What the Sale of Great-West Life Signals for the Future of Institutional Life Insurance
Among the solutions the executive benefits team offers organizations for informally funding nonqualified retirement plans is the design of institutionally priced corporate owned life insurance (COLI) and bank owned life insurance (BOLI). Although a high percentage of Fortune 500 companies rely on COLI or BOLI products to tax-efficiently fund liabilities, there are a limited number of large, established insurers in the business of providing institutional life insurance.
When significant change occurs related to any one of these carriers, the Executive Benefits Team at OneDigital monitors the event closely, apprising our clients and our peers of updates as they become available.
On Thursday, January 24, 2019, Great-West Life & Annuity Insurance Company (GWL&A) announced it had reached an agreement to sell through reinsurance, substantially all its individual life insurance and annuity business to Protective Life Insurance Company, the primary subsidiary of Protective Life Corporation (Protective).
Protective is a wholly owned U.S. subsidiary of Dai-ichi Life Holdings, Inc. and is headquartered in Birmingham, Alabama.
The transaction, which is expected to close in the first half of 2019 subject to regulatory approvals and customary closing conditions, includes transfer of the following categories of business that are marketed under the Great-West Financial brand:
- Bank owned and corporate owned life insurance
- Single premium life insurance
- Individual annuities and closed block life insurance and annuities
GWL&A will retain a small block of participating life insurance policies which will be administered by Protective following the close of the transaction.

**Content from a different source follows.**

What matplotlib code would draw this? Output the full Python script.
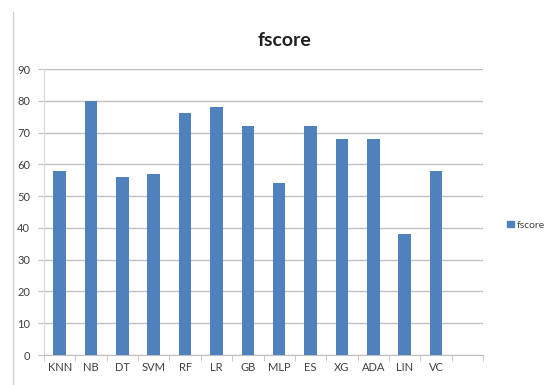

Robert L. Reynolds, Chief Executive Officer of GWL&A, said, “The combined strength of the businesses built by Great-West and Protective creates new opportunities for our customers and distribution partners who will now be very well served by Protective. Our team is committed to ensuring a seamless transition to Protective for our customers who will continue to benefit from the product solutions we’ve developed to meet their needs.”
Larry J. Rybka is the Chief Executive Officer of Valmark Financial Group. Larry recently spoke with Richard Bielen, President of Protective Life, who observed that Protective Life would typically look at as many as ten opportunities or acquisitions before making the decision to go forward with one.
“I see this acquisition,” observed Larry, “as very positive for Great-West policyholders and for viable ongoing life insurance companies, which subsequently will get more business.
“For 20 years, Protective Life has developed expertise around acquisitions and has done far more than many other companies. With this transaction, they pick up some new business lines at what appears to be a competitive price. And when people ask me ‘who will be the life insurance companies of the future,’ I always think they will be carriers like Protective Life that carefully deploy capital and takeover select blocks of business like this and then expand.”
This material has been prepared for informational purposes only, and is not intended to provide, and should not be relied on for, accounting, legal or tax advice. Any tax advice contained herein is of a general nature. You should seek specific advice from your tax professional before pursuing any idea contemplated herein.